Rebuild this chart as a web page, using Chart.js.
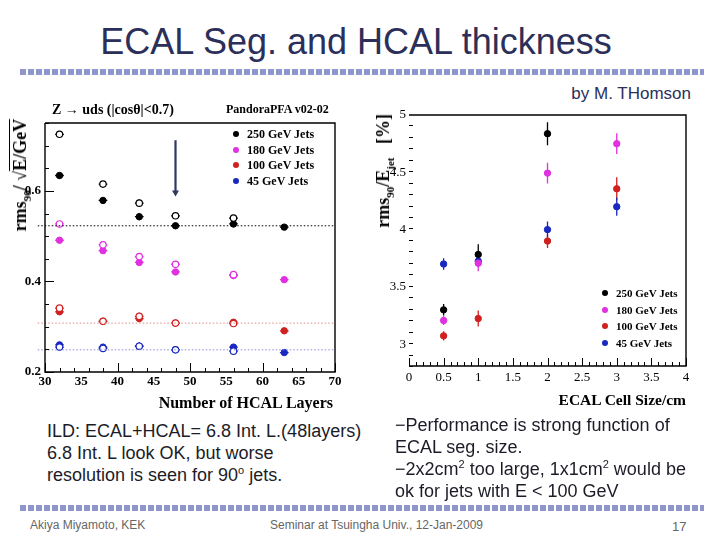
<!DOCTYPE html>
<html><head><meta charset="utf-8">
<script src="https://cdn.jsdelivr.net/npm/chart.js@4/dist/chart.umd.min.js"></script>
<style>
html,body{margin:0;padding:0;background:#fff;}
#page{position:relative;width:720px;height:540px;overflow:hidden;background:#fff;font-family:"Liberation Sans",Arial,sans-serif;}
.abs{position:absolute;white-space:nowrap;}
.dots{position:absolute;height:6px;background:repeating-linear-gradient(to right,#8e96cc 0 6px,transparent 6px 8px);}
.serifb{font-family:"Liberation Serif","Times New Roman",serif;font-weight:bold;color:#000;}
.leg span.m{display:inline-block;width:6px;height:6px;border-radius:50%;margin-right:8px;vertical-align:middle;position:relative;top:-1px;}
.body{font-size:18px;color:#1c1c28;line-height:22px;}
canvas{position:absolute;}
</style></head>
<body><div id="page">
<div class="abs" style="left:0;width:712px;top:21px;text-align:center;font-size:36px;line-height:42px;color:#2b2f5a;">ECAL Seg. and HCAL thickness</div>
<div class="dots" style="left:20px;width:684px;top:69px;"></div>
<div class="abs" style="right:29px;top:84px;font-size:17px;line-height:20px;color:#2b2f5a;">by M. THomson</div>

<canvas id="c1" width="360" height="320" style="left:0;top:95px;"></canvas>
<canvas id="c2" width="360" height="320" style="left:360px;top:95px;"></canvas>

<div class="abs serifb" style="left:52px;top:101px;font-size:14px;line-height:17px;">Z → uds (|cosθ|&lt;0.7)</div>
<div class="abs serifb" style="left:226px;top:102px;font-size:12px;line-height:15px;">PandoraPFA v02-02</div>
<div class="abs serifb" style="left:20px;top:119px;font-size:18px;line-height:20px;transform-origin:0 0;transform:translate(-10px,0) rotate(-90deg) translate(-100%,0);">rms<sub style="font-size:11px">90</sub>/ √<span style="text-decoration:overline">E/GeV</span></div>
<div class="abs serifb" style="right:387px;top:393px;font-size:16px;line-height:20px;">Number of HCAL Layers</div>

<div class="abs serifb leg" style="left:233px;top:127px;font-size:12px;line-height:15.5px;">
<div><span class="m" style="background:#000"></span>250 GeV Jets</div>
<div><span class="m" style="background:#e030e0"></span>180 GeV Jets</div>
<div><span class="m" style="background:#d02020"></span>100 GeV Jets</div>
<div><span class="m" style="background:#1828c0"></span>45 GeV Jets</div>
</div>

<div class="abs serifb" style="left:373px;top:114px;font-size:18px;line-height:20px;transform-origin:0 0;transform:rotate(-90deg) translate(-100%,0);">rms<sub style="font-size:11px">90</sub>/E<sub style="font-size:11px">jet</sub> &nbsp;&nbsp;[%]</div>
<div class="abs serifb" style="right:34px;top:390px;font-size:15.5px;line-height:20px;">ECAL Cell Size/cm</div>

<div class="abs serifb leg" style="left:602px;top:285px;font-size:11px;line-height:16.5px;">
<div><span class="m" style="background:#000"></span>250 GeV Jets</div>
<div><span class="m" style="background:#e030e0"></span>180 GeV Jets</div>
<div><span class="m" style="background:#d02020"></span>100 GeV Jets</div>
<div><span class="m" style="background:#1828c0"></span>45 GeV Jets</div>
</div>

<div class="abs body" style="left:47px;top:420px;">ILD: ECAL+HCAL= 6.8 Int. L.(48layers)<br>6.8 Int. L look OK, but worse<br>resolution is seen for 90<sup style="font-size:11px;line-height:0">o</sup> jets.</div>
<div class="abs body" style="left:395px;top:414px;">−Performance is strong function of<br>ECAL seg. size.<br>−2x2cm<sup style="font-size:11px;line-height:0">2</sup> too large, 1x1cm<sup style="font-size:11px;line-height:0">2</sup> would be<br>ok for jets with E &lt; 100 GeV</div>

<div class="dots" style="left:20px;width:684px;top:505px;"></div>
<div class="abs" style="left:30px;top:518px;font-size:12px;color:#666;">Akiya Miyamoto, KEK</div>
<div class="abs" style="left:270px;top:518px;font-size:12px;color:#666;">Seminar at Tsuingha Univ., 12-Jan-2009</div>
<div class="abs" style="left:672px;top:519px;font-size:13px;color:#666;">17</div>
</div>
<script>
// ---------- Left chart: resolution vs number of HCAL layers ----------
const hcalLayers = [32, 38, 43, 48, 56, 63];
const res250 = [0.634, 0.579, 0.543, 0.523, 0.527, 0.520];
const res180 = [0.491, 0.468, 0.442, 0.421, 0.413, 0.404];
const res100 = [0.333, 0.312, 0.318, 0.308, 0.310, 0.291];
const res45  = [0.260, 0.255, 0.257, 0.249, 0.255, 0.243];
const res250Open = [0.725, 0.615, 0.573, 0.545, 0.540, null];
const res180Open = [0.527, 0.481, 0.455, 0.438, 0.415, null];
const res100Open = [0.341, 0.312, 0.323, 0.308, 0.307, null];
const res45Open  = [0.255, 0.252, 0.257, 0.249, 0.246, null];
const refLevels = [0.523, 0.308, 0.249];
const hcalXErr = 0.6;
const hcalYErr = [0.006, 0.006, 0.008, 0.006, 0.007, 0.004];
const hcalXTicks = [30, 35, 40, 45, 50, 55, 60, 65, 70];
const hcalYTicks = [0.2, 0.4, 0.6];
const arrowX = 48, arrowTop = 0.712, arrowTip = 0.59;

// ---------- Right chart: resolution vs ECAL cell size ----------
const cellSize = [0.5, 1, 2, 3];
const ecal250 = [3.30, 3.783, 4.837, null];
const ecal180 = [3.207, 3.707, 4.493, 4.75];
const ecal100 = [3.073, 3.224, 3.90, 4.356];
const ecal45  = [3.70, 3.725, 4.00, 4.20];
const err250 = [0.05, 0.09, 0.10, null];
const err180 = [0.04, 0.07, 0.09, 0.09];
const err100 = [0.04, 0.07, 0.06, 0.10];
const err45  = [0.05, 0.05, 0.07, 0.08];
const ecalXErr = 0.04;
const ecalXTicks = [0, 0.5, 1, 1.5, 2, 2.5, 3, 3.5, 4];
const ecalYTicks = [3, 3.5, 4, 4.5, 5];

const C250 = '#000000', C180 = '#e030e0', C100 = '#d02020', C45 = '#1828c0';

function pts(xs, ys, ex, eys) {
  const out = [];
  xs.forEach((x, i) => { if (ys[i] != null) out.push({x: x, y: ys[i], ex: ex, ey: eys ? eys[i] : 0}); });
  return out;
}
function filled(label, data, col) {
  return {label, data, pointStyle:'circle', pointRadius:3.2, backgroundColor:col, borderColor:col, borderWidth:1, errCol:col};
}
function open(label, data, col) {
  return {label, data, pointStyle:'circle', pointRadius:3.2, backgroundColor:'#ffffff', borderColor:col, borderWidth:1.2, errCol:col};
}

const errorBars = {
  id: 'errorBars',
  beforeDatasetsDraw(chart) {
    const ctx = chart.ctx, xs = chart.scales.x, ys = chart.scales.y;
    ctx.save();
    chart.data.datasets.forEach(ds => {
      if (!ds.errCol) return;
      ctx.strokeStyle = ds.errCol; ctx.lineWidth = 1.3;
      ds.data.forEach(p => {
        const px = xs.getPixelForValue(p.x), py = ys.getPixelForValue(p.y);
        ctx.beginPath();
        if (p.ex) { ctx.moveTo(xs.getPixelForValue(p.x - p.ex), py); ctx.lineTo(xs.getPixelForValue(p.x + p.ex), py); }
        if (p.ey) { ctx.moveTo(px, ys.getPixelForValue(p.y - p.ey)); ctx.lineTo(px, ys.getPixelForValue(p.y + p.ey)); }
        ctx.stroke();
      });
    });
    ctx.restore();
  }
};

function framePlugin(cfg) {
  return {
    id: 'frame',
    afterDraw(chart) {
      const ctx = chart.ctx, a = chart.chartArea, xs = chart.scales.x, ys = chart.scales.y;
      ctx.save();
      ctx.strokeStyle = '#000'; ctx.lineWidth = 1.4;
      ctx.beginPath();
      ctx.moveTo(a.left, a.top); ctx.lineTo(a.right, a.top); ctx.lineTo(a.right, a.bottom); ctx.lineTo(a.left, a.bottom);
      if (cfg.leftLine) ctx.lineTo(a.left, a.top);
      ctx.stroke();
      ctx.lineWidth = 1;
      ctx.beginPath();
      for (let v = xs.min; v <= xs.max + 1e-9; v += cfg.xMinor) {
        const isMaj = Math.abs(v / cfg.xMajor - Math.round(v / cfg.xMajor)) < 1e-6;
        const px = Math.round(xs.getPixelForValue(v)) + 0.5;
        ctx.moveTo(px, a.bottom); ctx.lineTo(px, a.bottom - (isMaj ? cfg.majLen : cfg.minLen));
      }
      for (let v = ys.min; v <= ys.max + 1e-9; v += cfg.yMinor) {
        const isMaj = Math.abs(v / cfg.yMajor - Math.round(v / cfg.yMajor)) < 1e-6;
        const py = Math.round(ys.getPixelForValue(v)) + 0.5;
        ctx.moveTo(a.left, py); ctx.lineTo(a.left + (isMaj ? cfg.majLen : cfg.minLen), py);
      }
      ctx.stroke();
      if (cfg.arrow) {
        const ax = xs.getPixelForValue(arrowX), at = ys.getPixelForValue(arrowTop), ap = ys.getPixelForValue(arrowTip);
        ctx.strokeStyle = '#2c3a5e'; ctx.fillStyle = '#2c3a5e'; ctx.lineWidth = 2.2;
        ctx.beginPath(); ctx.moveTo(ax, at); ctx.lineTo(ax, ap - 4); ctx.stroke();
        ctx.beginPath(); ctx.moveTo(ax - 3.5, ap - 5); ctx.lineTo(ax + 3.5, ap - 5); ctx.lineTo(ax, ap + 1); ctx.closePath(); ctx.fill();
      }
      ctx.restore();
    }
  };
}

const refColors = ['#000000', '#e08a8a', '#8a8ad8'];
const refDatasets = refLevels.map((lv, i) => ({
  type: 'line', label: 'ref' + i, data: [{x: 29, y: lv}, {x: 70, y: lv}],
  borderColor: refColors[i], borderWidth: 1, borderDash: [1.5, 2], pointRadius: 0, clip: false
}));

new Chart(document.getElementById('c1'), {
  type: 'scatter',
  data: { datasets: [
    ...refDatasets,
    open('250 open', pts(hcalLayers, res250Open, hcalXErr, hcalYErr), C250),
    open('180 open', pts(hcalLayers, res180Open, hcalXErr, hcalYErr), C180),
    open('100 open', pts(hcalLayers, res100Open, hcalXErr, hcalYErr), C100),
    open('45 open',  pts(hcalLayers, res45Open,  hcalXErr, hcalYErr), C45),
    filled('250 GeV Jets', pts(hcalLayers, res250, hcalXErr, hcalYErr), C250),
    filled('180 GeV Jets', pts(hcalLayers, res180, hcalXErr, hcalYErr), C180),
    filled('100 GeV Jets', pts(hcalLayers, res100, hcalXErr, hcalYErr), C100),
    filled('45 GeV Jets',  pts(hcalLayers, res45,  hcalXErr, hcalYErr), C45)
  ]},
  options: {
    responsive: false, animation: false, devicePixelRatio: 1,
    layout: { padding: { left: 0, top: 28, right: 25, bottom: 0 } },
    plugins: { legend: { display: false }, tooltip: { enabled: false } },
    scales: {
      x: { type: 'linear', min: 30, max: 70,
        afterBuildTicks: s => { s.ticks = hcalXTicks.map(v => ({value: v})); },
        afterFit: s => { s.height = 43; },
        grid: { display: false, drawTicks: false }, border: { display: false },
        ticks: { color: '#000', padding: 2, maxRotation: 0, autoSkip: false, callback: v => String(v), font: { family: 'Liberation Serif', weight: 'bold', size: 13 } } },
      y: { type: 'linear', min: 0.2, max: 0.75,
        afterBuildTicks: s => { s.ticks = hcalYTicks.map(v => ({value: v})); },
        afterFit: s => { s.width = 45; },
        grid: { display: false, drawTicks: false }, border: { display: false },
        ticks: { color: '#000', padding: 4, autoSkip: false, callback: v => v.toFixed(1), font: { family: 'Liberation Serif', weight: 'bold', size: 13 } } }
    }
  },
  plugins: [errorBars, framePlugin({leftLine: true, xMinor: 2, xMajor: 10, yMinor: 0.05, yMajor: 0.2, majLen: 9, minLen: 4, arrow: true})]
});

new Chart(document.getElementById('c2'), {
  type: 'scatter',
  data: { datasets: [
    filled('250 GeV Jets', pts(cellSize, ecal250, ecalXErr, err250), C250),
    filled('180 GeV Jets', pts(cellSize, ecal180, ecalXErr, err180), C180),
    filled('100 GeV Jets', pts(cellSize, ecal100, ecalXErr, err100), C100),
    filled('45 GeV Jets',  pts(cellSize, ecal45,  ecalXErr, err45),  C45)
  ]},
  options: {
    responsive: false, animation: false, devicePixelRatio: 1,
    layout: { padding: { left: 0, top: 20, right: 34, bottom: 0 } },
    plugins: { legend: { display: false }, tooltip: { enabled: false } },
    scales: {
      x: { type: 'linear', min: 0, max: 4,
        afterBuildTicks: s => { s.ticks = ecalXTicks.map(v => ({value: v})); },
        afterFit: s => { s.height = 49; },
        grid: { display: false, drawTicks: false }, border: { display: false },
        ticks: { color: '#000', padding: 4, maxRotation: 0, autoSkip: false, callback: v => String(v), font: { family: 'Liberation Serif', size: 13 } } },
      y: { type: 'linear', min: 2.81, max: 5,
        afterBuildTicks: s => { s.ticks = ecalYTicks.map(v => ({value: v})); },
        afterFit: s => { s.width = 49; },
        grid: { display: false, drawTicks: false }, border: { display: false },
        ticks: { color: '#000', padding: 3, autoSkip: false, callback: v => String(v), font: { family: 'Liberation Serif', size: 13 } } }
    }
  },
  plugins: [errorBars, framePlugin({leftLine: false, xMinor: 0.1, xMajor: 0.5, yMinor: 0.1, yMajor: 0.5, majLen: 8, minLen: 4, arrow: false})]
});
</script>
</body></html>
+ + + + + + +
Set exercise: For the listing above, identify each line bearing "page".

Answer for the task:
Rebuild this chart as a web page, using Chart.js.
#page{position:relative;width:720px;height:540px;overflow:hidden;background:#fff;font-family:"Liberation Sans",Arial,sans-serif;}
<body><div id="page">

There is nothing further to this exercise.